With the exception of Bigstock, each of the major stock photo websites consistently require model releases for images with people. However, make sure the image you choose isn't an editorial photo, which is the exception to the model release rule and is only allowed to be used for non-commercial use like blogs. This often includes photos of celebrities and famous buildings, but may include crowd and candid shots at events.
3D Illustrations and Original Photography
3D model illustrating software has improved by leaps and bounds in recent years, and some of the free and paid stock art made with this software is nearly indistinguishable from a real person.
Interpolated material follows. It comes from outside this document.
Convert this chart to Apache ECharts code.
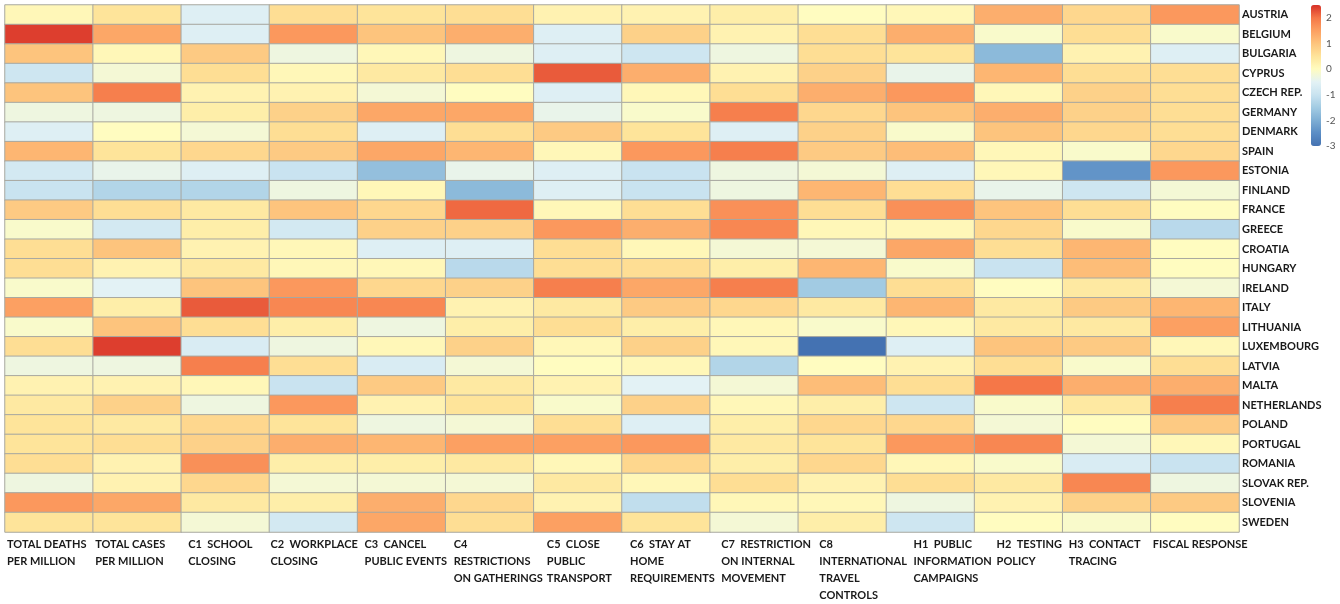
<!DOCTYPE html>
<html>
<head>
<meta charset="utf-8">
<script src="https://cdn.jsdelivr.net/npm/echarts@6/dist/echarts.min.js"></script>
<style>
html,body{margin:0;padding:0;background:#fff;}
#chart{width:1340px;height:604px;}
</style>
</head>
<body>
<div id="chart"></div>
<script>
const countries = ["AUSTRIA","BELGIUM","BULGARIA","CYPRUS","CZECH REP.","GERMANY","DENMARK","SPAIN","ESTONIA","FINLAND","FRANCE","GREECE","CROATIA","HUNGARY","IRELAND","ITALY","LITHUANIA","LUXEMBOURG","LATVIA","MALTA","NETHERLANDS","POLAND","PORTUGAL","ROMANIA","SLOVAK REP.","SLOVENIA","SWEDEN"];

const columnLabels = [
  "TOTAL DEATHS\nPER MILLION",
  "TOTAL CASES\nPER MILLION",
  "C1  SCHOOL\nCLOSING",
  "C2  WORKPLACE\nCLOSING",
  "C3  CANCEL\nPUBLIC EVENTS",
  "C4\nRESTRICTIONS\nON GATHERINGS",
  "C5  CLOSE\nPUBLIC\nTRANSPORT",
  "C6  STAY AT\nHOME\nREQUIREMENTS",
  "C7  RESTRICTION\nON INTERNAL\nMOVEMENT",
  "C8\nINTERNATIONAL\nTRAVEL\nCONTROLS",
  "H1  PUBLIC\nINFORMATION\nCAMPAIGNS",
  "H2  TESTING\nPOLICY",
  "H3  CONTACT\nTRACING",
  "FISCAL RESPONSE"
];

// one array per column, values in country order
const totalDeaths = [0.1,2.4,1.0,-0.9,1.0,-0.3,-0.6,1.2,-0.8,-1.0,0.9,-0.1,0.6,0.6,-0.1,1.5,-0.1,0.6,-0.3,0.2,0.4,0.5,0.5,0.6,-0.3,1.6,0.5];
const totalCases  = [0.5,1.4,0.1,-0.2,1.9,-0.3,0.0,0.5,-0.4,-1.3,0.6,-0.8,1.0,0.2,-0.5,0.3,1.0,2.4,-0.3,0.2,0.8,0.4,0.6,0.2,0.2,1.4,0.5];
const c1School    = [-0.6,-0.6,0.9,0.6,0.2,0.3,-0.2,0.7,-0.6,-1.3,0.4,0.3,0.2,0.4,1.0,2.2,0.6,-0.7,1.9,0.1,-0.3,0.7,0.8,1.7,0.7,0.4,-0.2];
const c2Workplace = [0.6,1.6,-0.3,0.1,0.2,0.8,0.6,0.9,-1.0,-0.3,1.0,-0.8,0.1,0.1,1.6,1.8,0.3,-0.3,0.6,-1.0,1.6,0.5,1.3,0.3,-0.2,0.3,-0.8];
const c3Events    = [0.5,1.0,0.1,0.4,-0.2,1.4,-0.6,1.4,-1.7,0.1,0.7,0.8,-0.6,0.1,0.7,1.8,-0.3,0.1,-0.7,0.9,0.2,-0.3,1.2,0.3,-0.2,1.3,1.4];
const c4Gatherings= [0.6,1.3,-0.3,0.6,0.0,1.4,0.6,1.2,-0.4,-1.8,2.1,0.8,-0.6,-1.2,0.8,0.2,0.3,0.8,-0.2,0.4,0.5,-0.2,1.5,0.4,-0.2,0.7,0.6];
const c5Transport = [0.2,-0.6,-0.6,2.2,-0.6,-0.4,0.9,0.1,-0.6,-0.6,0.1,1.6,0.6,0.6,1.9,0.4,0.6,0.1,0.0,0.2,-0.1,0.6,1.5,0.1,0.4,0.2,1.5];
const c6StayHome  = [0.2,0.8,-0.9,1.3,0.1,-0.1,0.5,1.6,-1.0,-1.0,0.6,1.3,0.1,0.6,1.4,0.9,0.3,0.8,0.1,-0.5,0.8,-0.6,1.6,0.7,0.1,-1.1,0.5];
const c7Internal  = [0.3,0.2,-0.3,0.2,0.6,1.9,-0.6,1.9,-0.3,-0.3,1.7,1.8,-0.2,0.3,1.9,0.7,0.1,0.1,-1.3,-0.2,0.1,0.3,0.4,0.3,0.6,0.1,-0.2];
const c8Travel    = [0.0,0.6,0.6,0.8,1.3,0.7,0.8,0.9,-0.2,1.2,0.6,0.1,-0.2,1.2,-1.5,0.4,-0.1,-3.0,0.0,1.1,0.3,0.7,0.5,0.7,0.2,0.1,0.3];
const h1Info      = [0.1,1.3,0.5,-0.4,1.6,1.0,-0.1,1.1,-0.6,0.6,1.7,0.1,1.4,-0.1,0.6,1.2,0.1,-0.6,0.2,0.6,-0.9,0.7,1.6,0.1,0.6,-0.3,-0.9];
const h2Testing   = [1.3,-0.1,-1.8,1.2,0.1,1.3,1.0,0.1,0.1,-0.4,1.0,0.7,0.6,-1.0,0.0,0.4,0.4,1.0,0.6,2.0,-0.1,-0.2,1.8,-0.1,0.4,0.2,0.0];
const h3Tracing   = [0.7,0.6,0.2,0.6,0.8,0.8,0.7,-0.1,-2.4,-0.9,0.6,-0.1,1.2,1.1,0.4,0.9,0.4,0.9,-0.1,1.3,0.4,0.0,-0.2,-0.7,1.8,0.8,-0.1];
const fiscal      = [1.6,-0.1,-0.6,0.6,0.6,0.6,0.6,0.7,1.6,-0.2,0.0,-1.2,0.0,0.0,-0.2,1.2,1.5,0.1,0.6,1.3,1.9,0.9,0.1,-1.0,-0.3,0.9,0.0];

const columns = [totalDeaths,totalCases,c1School,c2Workplace,c3Events,c4Gatherings,c5Transport,c6StayHome,c7Internal,c8Travel,h1Info,h2Testing,h3Tracing,fiscal];

// styling: left indent of each column's label text (px)
const labelIndent = [2,2,7,1,7,8,13,8,11,21,27,22,6,2];

const scaleMin = -3, scaleMax = 2.5;

const data = [];
columns.forEach((col, c) => col.forEach((v, r) => data.push([c, r, v])));

const labelFont = 'Lato, "Open Sans", sans-serif';
const rich = {};
labelIndent.forEach((p, i) => {
  rich['p' + i] = {padding: [0, 0, 0, p], fontFamily: labelFont, fontWeight: 'bold', fontSize: 11, color: '#1a1a1a', lineHeight: 17};
});

const chart = echarts.init(document.getElementById('chart'));
chart.setOption({
  backgroundColor: '#ffffff',
  animation: false,
  grid: [
    {left: 5, right: 101, top: 5, bottom: 65},
    {left: 1311, top: 5, width: 10, height: 141}
  ],
  xAxis: [
    {type: 'category', gridIndex: 0, data: columnLabels, axisLabel: {show: false}, axisTick: {show: false}, axisLine: {show: false}, splitLine: {show: false}},
    {type: 'value', gridIndex: 0, min: 0, max: columnLabels.length, interval: 1, position: 'bottom',
     axisLine: {show: false}, axisTick: {show: false}, splitLine: {show: false},
     axisLabel: {
       formatter: v => (columnLabels[v] || '').split('\n').map(l => l ? '{p' + v + '|' + l + '}' : '').join('\n'),
       rich: rich, align: 'left', verticalAlign: 'top', margin: 4,
       fontFamily: labelFont, fontWeight: 'bold', fontSize: 11, color: '#1a1a1a', lineHeight: 17, showMaxLabel: false}},
    {type: 'value', gridIndex: 1, show: false, min: 0, max: 1}
  ],
  yAxis: [
    {type: 'category', gridIndex: 0, data: countries, inverse: true, position: 'right',
     axisLine: {show: false}, axisTick: {show: false}, splitLine: {show: false},
     axisLabel: {margin: 3, align: 'left', fontFamily: labelFont, fontWeight: 'bold', fontSize: 11, color: '#1a1a1a'}},
    {type: 'value', gridIndex: 1, min: scaleMin, max: scaleMax, interval: 1, position: 'right',
     axisLine: {show: false}, axisTick: {show: false}, splitLine: {show: false},
     axisLabel: {margin: 5, fontSize: 10, color: '#555', fontFamily: labelFont, showMaxLabel: false}}
  ],
  visualMap: {
    type: 'continuous', min: scaleMin, max: scaleMax, calculable: false, seriesIndex: 0,
    orient: 'vertical', left: 1311, top: 5, itemWidth: 10, itemHeight: 141, padding: 0,
    text: null, showLabel: false, hoverLink: false,
    inRange: {color: ['#4472b2','#5b8dc5','#7eaed4','#a2cbe3','#c9e3f0','#e3f2f5','#fffcc0','#fee49a','#fdc47d','#fca062','#f57748','#d73027']}
  },
  series: [{
    type: 'heatmap', xAxisIndex: 0, yAxisIndex: 0, data: data,
    itemStyle: {borderColor: '#a8a8a0', borderWidth: 1},
    emphasis: {disabled: true}
  }]
});
</script>
</body>
</html>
However, some of this art looks unprofessional and lifeless. Even if the clothing and pose are very lifelike, the eyes and face are usually a dead giveaway that the person isn’t real.
Unless you have access to excellent 3D character software and substantial experience in using it, don’t try to generate a character’s face with it. You might be able to create a character model that looks convincing when viewed from behind, though.
Taking your own photos makes your cover more unique, but just like with 3D modeling, don’t try to force it to work. Inaccurate costumes and poor lighting can actually make your cover look worse. If in doubt about your own skills, stick with professional stock photos combined to create a unique cover.
Liz Westwood from UK on May 21, 2020:
In the past year I have been tasked with editing two books, but thankfully not the covers. Although I did make suggestions. I wish I had read your articles first.
Maxwell Kamlongera on May 21, 2020:
Hi Ria, thanks for the article!
I'm curious to know: if a person wants to design a cover for an ebook, is there a universal size that can be utilized across all ebook formats or the size of the cover changes according to the ebook (Amazon; pdf; epub; etc.)(I hope I'm making sense, here)?